With this filtered supernatant, proceed to step 6 for this batch,
immediately, for best results; storing this filtered supernatant at 4oC
for processing along with the second round of virus collection may result in
lower effective titers for the virus obtained during the first round.
5. OPTIONAL: If you
added a second round of virus production medium in step 4, collect the second
batch of virus supernatant at 68-72 hours post-transfection, repeating the
process described in step 4, and proceeding to step 6 when you
have acquired it. A third round of virus harvesting is usually not warranted
for a given set of HEK cells.
6. To ultracentrifuge your
coarsely-filtered viral supernatant, to concentrate the virus: transfer the 20
ml of supernatant from each conical flask to ultracentrifuge tubes (sprayed
with ethanol in a biosafety cabinet to clean, then air dried). Gently pipette
2 ml of 20% sucrose+PBS solution to the bottom of the supernatant, to make a
sucrose cushion, so that light debris will not be collected at the bottom of
the ultracentrifuge tube, whereas virus will pellet out. Make sure that each
of the tubes (usually 6; if you’ve been following the above instructions for 4
flasks, you may need two “dummy” tubes to balance the 6-tube rotor) is well
balanced to avoid ultracentrifuge malfunction: you should weigh the tubes
just before centrifuging, to insure balance, to the balance criterion of your
ultracentrifuge – often a fraction of a gram. Also, make sure that each of the
tubes is decently full – you may want to increase the volumes of virus produced
above, or to augment the volumes with sterile PBS at this point, to make sure
your ultracentrifuge tubes do not collapse. Spin in an SW-28 rotor in a
pre-chilled Beckman ultracentrifuge at 22,000 rpm at 4oC for 2 hours
(some people use 2 hours and 30 minutes). Follow all manufacturer instructions
closely.
7. Carry the
ultracentrifuge tubes gently at all times to prevent spillage, but especially
now that your virus has pelleted out. Aspirate supernatant very gently,
leaving behind the pellet. Observe the pellet – it may appear to be a thin
translucent disc, or a white coating, or even be invisible – at the bottom of
the centrifuge tube. Put the centrifuge tube upside down on a kimwipe to dry
sides of tubes (but don’t let the pellet dry out entirely; you might instead use
a suction pipet to thoroughly aspirate off liquid from the wall of the tube
instead, to prevent the viral pellet from drying out) and use a Pasteur pipet
to remove any additional medium on the side of the tubes, to prevent the virus
production medium from ending up in your resuspension.

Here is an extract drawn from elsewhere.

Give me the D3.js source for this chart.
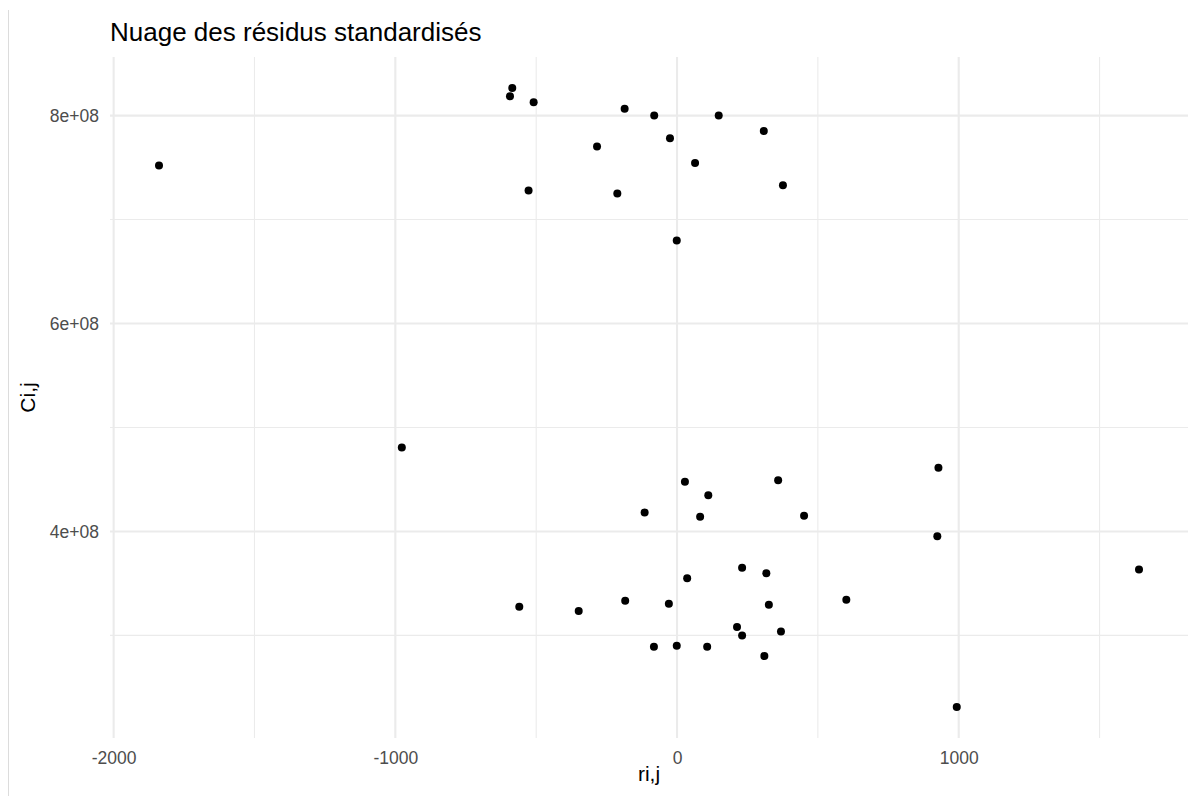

8. Resuspend the pelleted virus
in a total of 100 ul cold PBS (assuming you’ve
been following the instructions for four T175 flasks). Add 25 ul cold PBS to
each of the 4 centrifuge tubes. Let the PBS sit on the pellet for some time,
typically one-two hours at 4oC. Then gently pipette the PBS up and
down in each tube, avoiding bubble production (as formation of bubbles can ruin
virus), and combine the four resuspensions.
9. Aliquot 2.5 ul-5 ul/tube,
or as needed. (We tend to inject on the order of 1 microliter per injection,
so aliquotting enough for an entire surgery session is good, to minimize
freeze-thaw cycles.) Freeze at -80oC for up to 1 year. During
freezing, it is important to use a mammalian cell-freezing box (i.e., which
lets temperature drop at ~1oC per minute), for optimal titer
preservation.
10. When using: after thawing the
virus on ice, centrifuge at 5,000 rpm for 5 minutes, in a refrigerated
centrifuge at 4oC, to pellet out any clumps that may have formed.
Keep the virus cold in preparation for surgery (it will last for several hours
at 4oC ).
NOTE: This white paper describes how to make high-titer lentivirus appropriate for use in vivo in the mouse, rat, or monkey brain, as well as other species. The virus works well in cortex, striatum, and many other brain regions, yielding very high infectivity levels (~80%-95% or greater, in mouse brain). With a glial promoter, it also works on glia.